> _Task objective_
Find every line in the records that holds the string "with". Copy each one.

-*-

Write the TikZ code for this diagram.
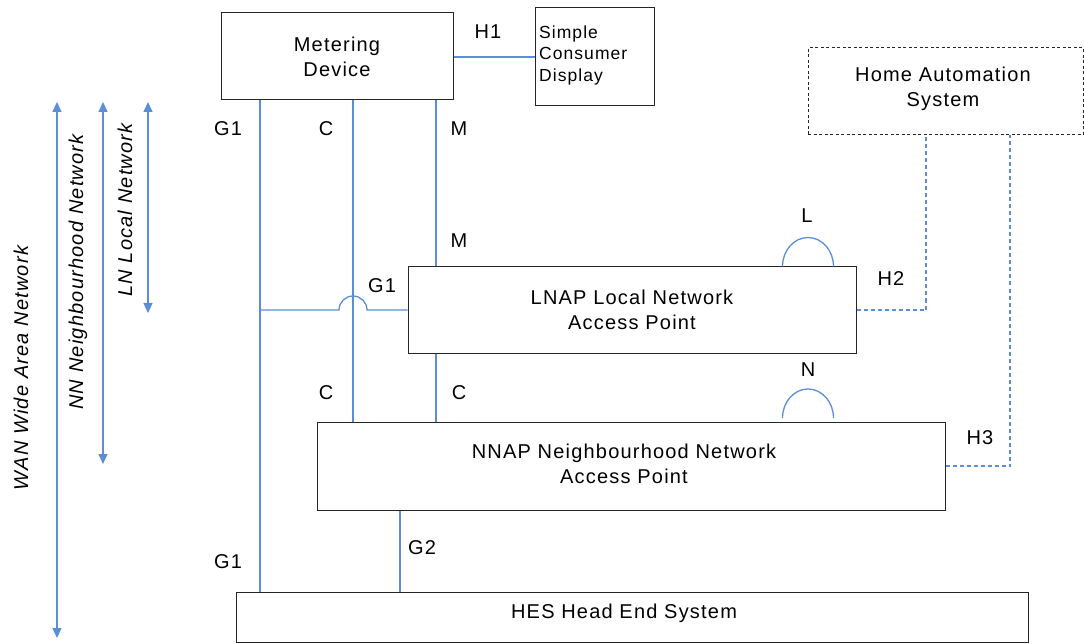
\documentclass[tikz,border=0pt]{standalone}
\usepackage{fontspec}
\setmainfont{Liberation Sans}[LetterSpace=6]
\usetikzlibrary{arrows.meta,calc}
\definecolor{lnblue}{HTML}{5B8ED6}
\begin{document}
\begin{tikzpicture}[x=1pt,y=-1pt,
  box/.style={draw=black!85, line width=1pt, inner sep=0pt, align=center, font=\fontsize{20}{25}\selectfont},
  dbox/.style={box, dashed, dash pattern=on 3pt off 2.5pt},
  lnk/.style={draw=lnblue, line width=1.3pt},
  dlnk/.style={lnk, dash pattern=on 4pt off 3pt},
  lab/.style={font=\fontsize{20}{22}\selectfont, inner sep=1pt},
  rng/.style={lnk, {Triangle[width=9pt,length=10pt]}-{Triangle[width=9pt,length=10pt]}},
  rlab/.style={font=\itshape\fontsize{20}{22}\selectfont, rotate=90, inner sep=0pt, anchor=base}]
\useasboundingbox (0,0) rectangle (1084,644);
% boxes
\node[box, minimum width=232, minimum height=87] (md) at (337,56.5) {Metering\\Device};
\node[box, minimum width=119, minimum height=98] (scd) at (594.5,57) {};
\node[anchor=west, align=left, font=\fontsize{17.5}{21.5}\selectfont, inner sep=0pt] (scdt) at (539,55) {Simple\\Consumer\\Display};
\node[dbox, minimum width=275, minimum height=87] (has) at (945.5,91.5) {};
\node[font=\fontsize{20}{25}\selectfont, align=center, inner sep=0pt] (hast) at (943,88.5) {Home Automation\\System};
\node[box, minimum width=448, minimum height=86] (lnap) at (632,310) {LNAP Local Network\\Access Point};
\node[box, minimum width=628, minimum height=88] (nnap) at (631,466) {};
\node[font=\fontsize{20}{25}\selectfont, align=center, inner sep=0pt] (nnapt) at (624,463.5) {NNAP Neighbourhood Network\\Access Point};
\node[box, minimum width=792, minimum height=50] (hes) at (632,617) {};
\node[font=\fontsize{20}{25}\selectfont, inner sep=0pt] (hest) at (624,613) {HES Head End System};
% x positions
\coordinate (xg1) at (260,0);
\coordinate (xc) at (353,0);
\coordinate (xm) at (436,0);
\coordinate (xg2) at (400,0);
\coordinate (xh2) at (926,0);
\coordinate (xh3) at (1010,0);
\coordinate (xl) at (808,0);
\coordinate (yn) at (0,418);
% solid links
\draw[lnk] (xg1 |- md.south) -- (xg1 |- hes.north);
\draw[lnk] (xc |- md.south) -- (xc |- nnap.north);
\draw[lnk] (xm |- md.south) -- (xm |- lnap.north);
\draw[lnk] (xm |- lnap.south) -- (xm |- nnap.north);
\draw[lnk] (xg2 |- nnap.south) -- (xg2 |- hes.north);
\draw[lnk] (md.east |- scd.west) -- (scd.west);
\draw[lnk] (xg1 |- lnap.west) -- ([xshift=-14pt]xc |- lnap.west) arc[start angle=180, end angle=360, radius=14] -- (lnap.west);
\draw[lnk] ([xshift=-25.5pt]xl |- lnap.north) arc[start angle=180, end angle=360, x radius=25.5, y radius=29];
\draw[lnk] ([xshift=-25.5pt]xl |- yn) arc[start angle=180, end angle=360, x radius=25.5, y radius=29];
% dashed links
\draw[dlnk] (lnap.east) -- (xh2 |- lnap.east) -- (xh2 |- has.south);
\draw[dlnk] (nnap.east) -- (xh3 |- nnap.east) -- (xh3 |- has.south);
% labels
\node[lab] (lh1) at (488,32) {H1};
\node[lab] (lg1a) at (228,129) {G1};
\node[lab] (lca) at (326,129) {C};
\node[lab] (lma) at (459,129) {M};
\node[lab] (lmb) at (459,241) {M};
\node[lab] (ll) at (807,216) {L};
\node[lab] (lg1b) at (382,286) {G1};
\node[lab] (lh2) at (891,279) {H2};
\node[lab] (lcb) at (326,393) {C};
\node[lab] (lcc) at (459,393) {C};
\node[lab] (ln) at (808,370) {N};
\node[lab] (lh3) at (980,438) {H3};
\node[lab] (lg1c) at (228,562) {G1};
\node[lab] (lg2) at (422,548) {G2};
% range arrows
\coordinate (wt) at (57,102);
\coordinate (wb) at (57,638);
\coordinate (nt) at (103,102);
\coordinate (nb) at (103,464);
\coordinate (lt) at (148,102);
\coordinate (lb) at (148,313);
\draw[rng] (wt) -- (wb);
\draw[rng] (nt) -- (nb);
\draw[rng] (lt) -- (lb);
\node[rlab] (wl) at (28,368) {WAN Wide Area Network};
\node[rlab] (nl) at (83,272) {NN Neighbourhood Network};
\node[rlab] (ll2) at (132,210) {LN Local Network};
\end{tikzpicture}
\end{document}
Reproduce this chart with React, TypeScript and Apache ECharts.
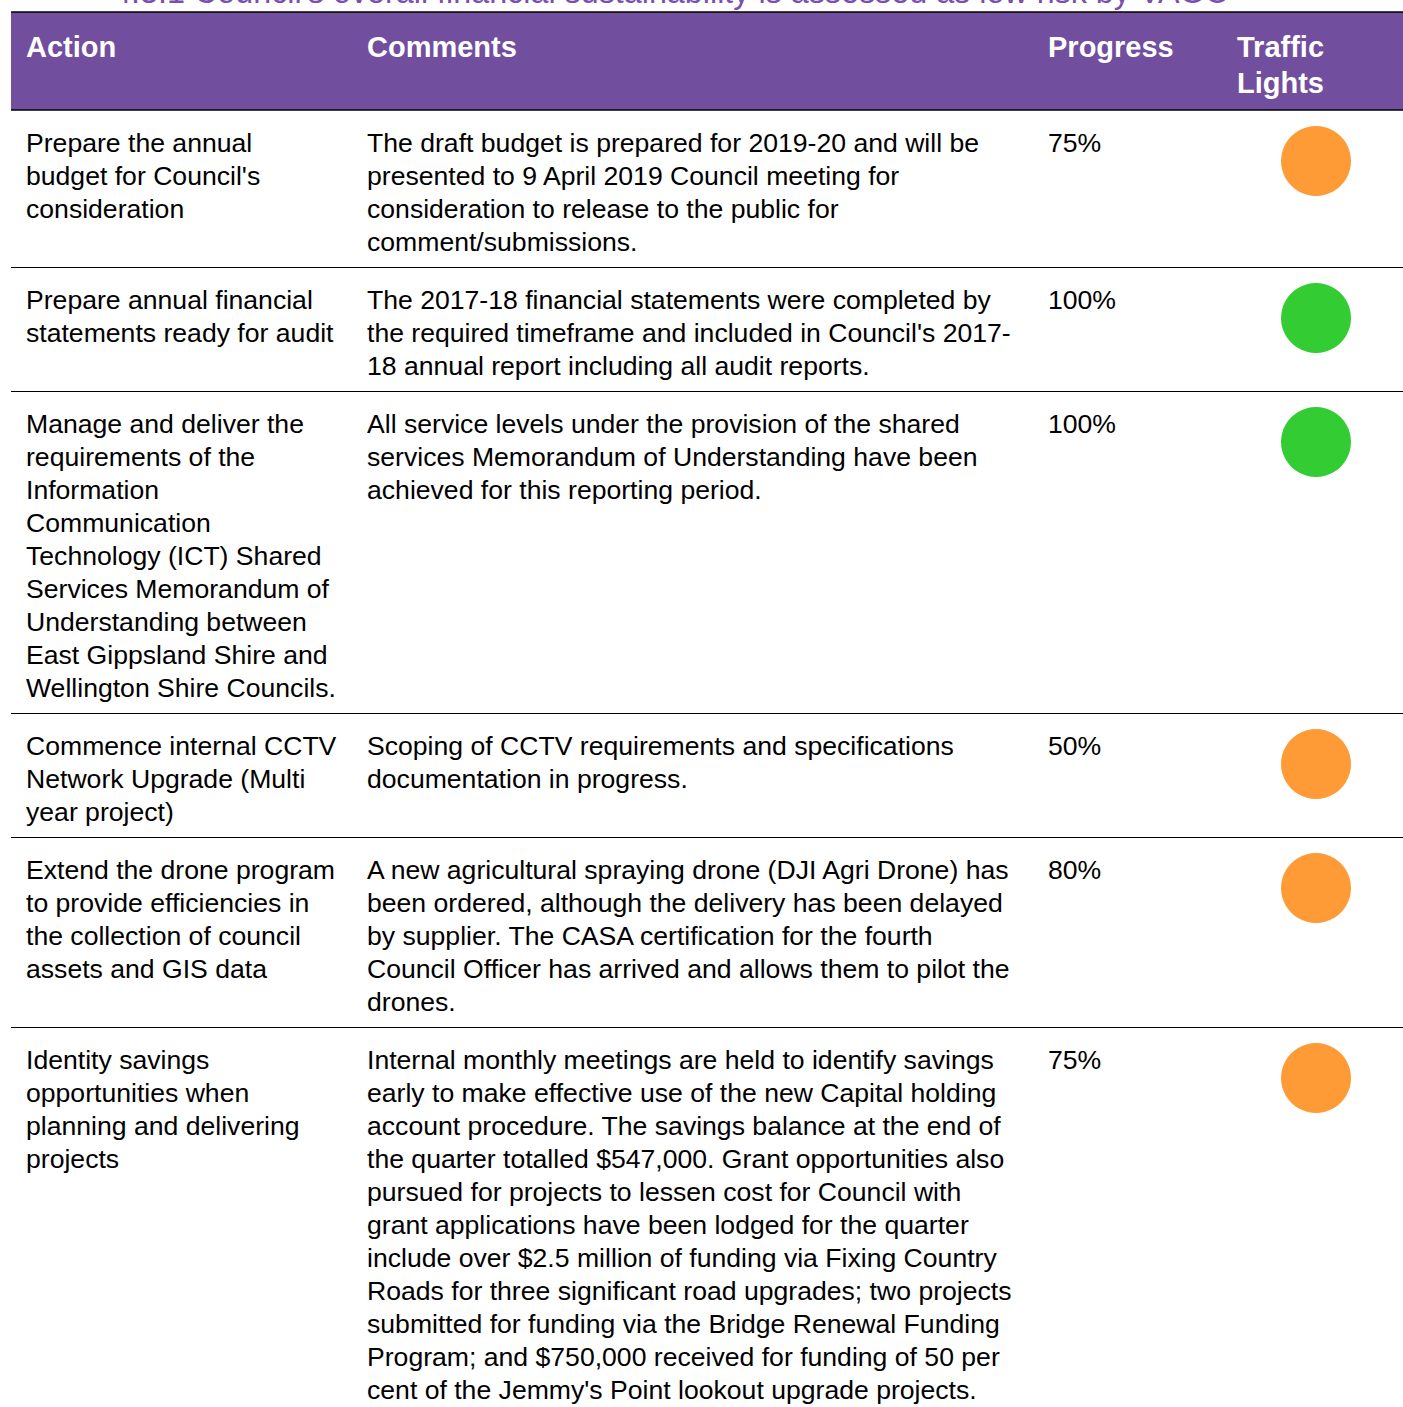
import React, { useEffect, useRef } from "react";
import * as echarts from "echarts";

const titleText = "4.3.1 Council's overall financial sustainability is assessed as low risk by VAGO";
const headers = ["Action", "Comments", "Progress", "Traffic\nLights"];

const actions: string[][] = [
  ["Prepare the annual", "budget for Council's", "consideration"],
  ["Prepare annual financial", "statements ready for audit"],
  ["Manage and deliver the", "requirements of the", "Information", "Communication", "Technology (ICT) Shared", "Services Memorandum of", "Understanding between", "East Gippsland Shire and", "Wellington Shire Councils."],
  ["Commence internal CCTV", "Network Upgrade (Multi", "year project)"],
  ["Extend the drone program", "to provide efficiencies in", "the collection of council", "assets and GIS data"],
  ["Identity savings", "opportunities when", "planning and delivering", "projects"],
];

const comments: string[][] = [
  ["The draft budget is prepared for 2019-20 and will be", "presented to 9 April 2019 Council meeting for", "consideration to release to the public for", "comment/submissions."],
  ["The 2017-18 financial statements were completed by", "the required timeframe and included in Council's 2017-", "18 annual report including all audit reports."],
  ["All service levels under the provision of the shared", "services Memorandum of Understanding have been", "achieved for this reporting period."],
  ["Scoping of CCTV requirements and specifications", "documentation in progress."],
  ["A new agricultural spraying drone (DJI Agri Drone) has", "been ordered, although the delivery has been delayed", "by supplier. The CASA certification for the fourth", "Council Officer has arrived and allows them to pilot the", "drones."],
  ["Internal monthly meetings are held to identify savings", "early to make effective use of the new Capital holding", "account procedure. The savings balance at the end of", "the quarter totalled $547,000. Grant opportunities also", "pursued for projects to lessen cost for Council with", "grant applications have been lodged for the quarter", "include over $2.5 million of funding via Fixing Country", "Roads for three significant road upgrades; two projects", "submitted for funding via the Bridge Renewal Funding", "Program; and $750,000 received for funding of 50 per", "cent of the Jemmy's Point lookout upgrade projects."],
];

const progress = [75, 100, 100, 50, 80, 75];
const lights = ["amber", "green", "green", "amber", "amber", "amber"];

const lightColors: Record<string, string> = { amber: "#FF9B36", green: "#33CC33" };

export default function App() {
  const ref = useRef<HTMLDivElement>(null);
  useEffect(() => {
    if (!ref.current) return;
    const chart = echarts.init(ref.current, null, { renderer: "svg" });
    const W = 1403;
    const left = 11;
    const colX = [26, 367, 1048, 1237];
    const headerTop = 12;
    const headerBottom = 110;
    const lh = 33;
    const font = "26.6px 'Liberation Sans', Arial, sans-serif";
    const hfont = "bold 29px 'Liberation Sans', Arial, sans-serif";
    const els: any[] = [];

    els.push({
      type: "text", x: 671.5, y: -8,
      style: { text: titleText, font: "32.3px 'Liberation Sans', Arial, sans-serif", fill: "#7A4FAE", align: "center", verticalAlign: "middle" },
    });
    els.push({ type: "rect", shape: { x: left, y: headerTop, width: W - left, height: headerBottom - headerTop }, style: { fill: "#724E9E" } });
    els.push({ type: "line", shape: { x1: left, y1: headerTop, x2: W, y2: headerTop }, style: { stroke: "#000", lineWidth: 1.5 } });
    els.push({ type: "line", shape: { x1: left, y1: headerBottom, x2: W, y2: headerBottom }, style: { stroke: "#000", lineWidth: 1.5 } });
    headers.forEach((h, i) => {
      els.push({
        type: "text", x: colX[i], y: 29,
        style: { text: h, font: hfont, fill: "#fff", lineHeight: 36, verticalAlign: "top", align: "left" },
      });
    });

    let top = headerBottom;
    actions.forEach((a, i) => {
      const n = Math.max(a.length, comments[i].length);
      const h = n * lh + 25;
      const ty = top + 16;
      els.push({ type: "text", x: colX[0], y: ty, style: { text: a.join("\n"), font, fill: "#000", lineHeight: lh, verticalAlign: "top" } });
      els.push({ type: "text", x: colX[1], y: ty, style: { text: comments[i].join("\n"), font, fill: "#000", lineHeight: lh, verticalAlign: "top" } });
      els.push({ type: "text", x: colX[2], y: ty, style: { text: progress[i] + "%", font, fill: "#000", lineHeight: lh, verticalAlign: "top" } });
      els.push({ type: "circle", shape: { cx: 1316, cy: top + 51, r: 35 }, style: { fill: lightColors[lights[i]] } });
      top += h;
      if (i < actions.length - 1) {
        els.push({ type: "line", shape: { x1: left, y1: top + 0.5, x2: W, y2: top + 0.5 }, style: { stroke: "#000", lineWidth: 1 } });
      }
    });

    chart.setOption({ animation: false, graphic: { elements: els } });
    return () => chart.dispose();
  }, []);
  return <div ref={ref} style={{ position: "fixed", left: 0, top: 0, width: 1403, height: 1407, background: "#fff" }} />;
}
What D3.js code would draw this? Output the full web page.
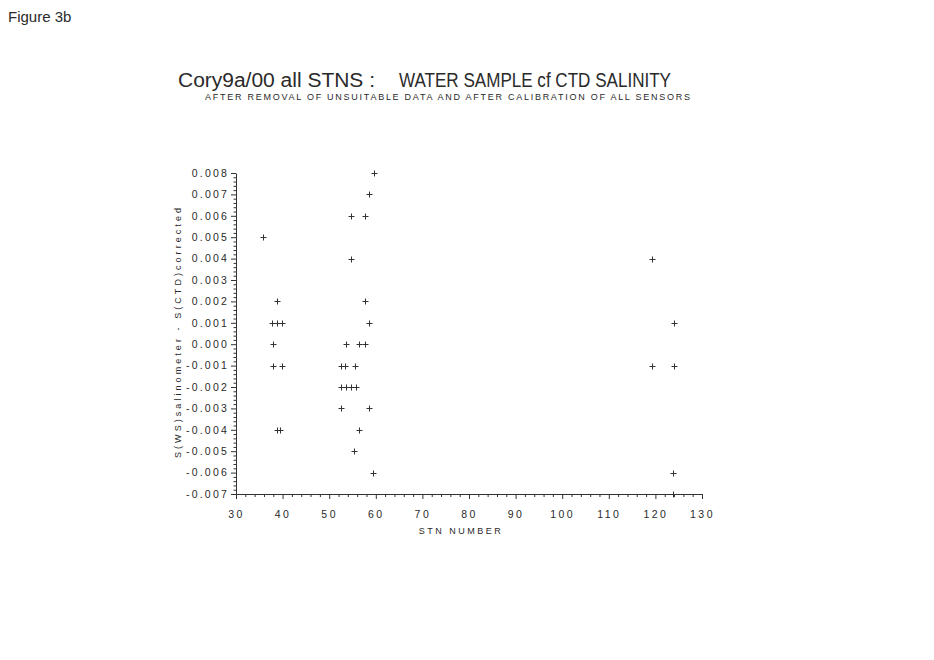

-*-

> _Task solution_
Reproduce this chart with React, TypeScript and Apache ECharts.
  ["Internal monthly meetings are held to identify savings", "early to make effective use of the new Capital holding", "account procedure. The savings balance at the end of", "the quarter totalled $547,000. Grant opportunities also", "pursued for projects to lessen cost for Council with", "grant applications have been lodged for the quarter", "include over $2.5 million of funding via Fixing Country", "Roads for three significant road upgrades; two projects", "submitted for funding via the Bridge Renewal Funding", "Program; and $750,000 received for funding of 50 per", "cent of the Jemmy's Point lookout upgrade projects."],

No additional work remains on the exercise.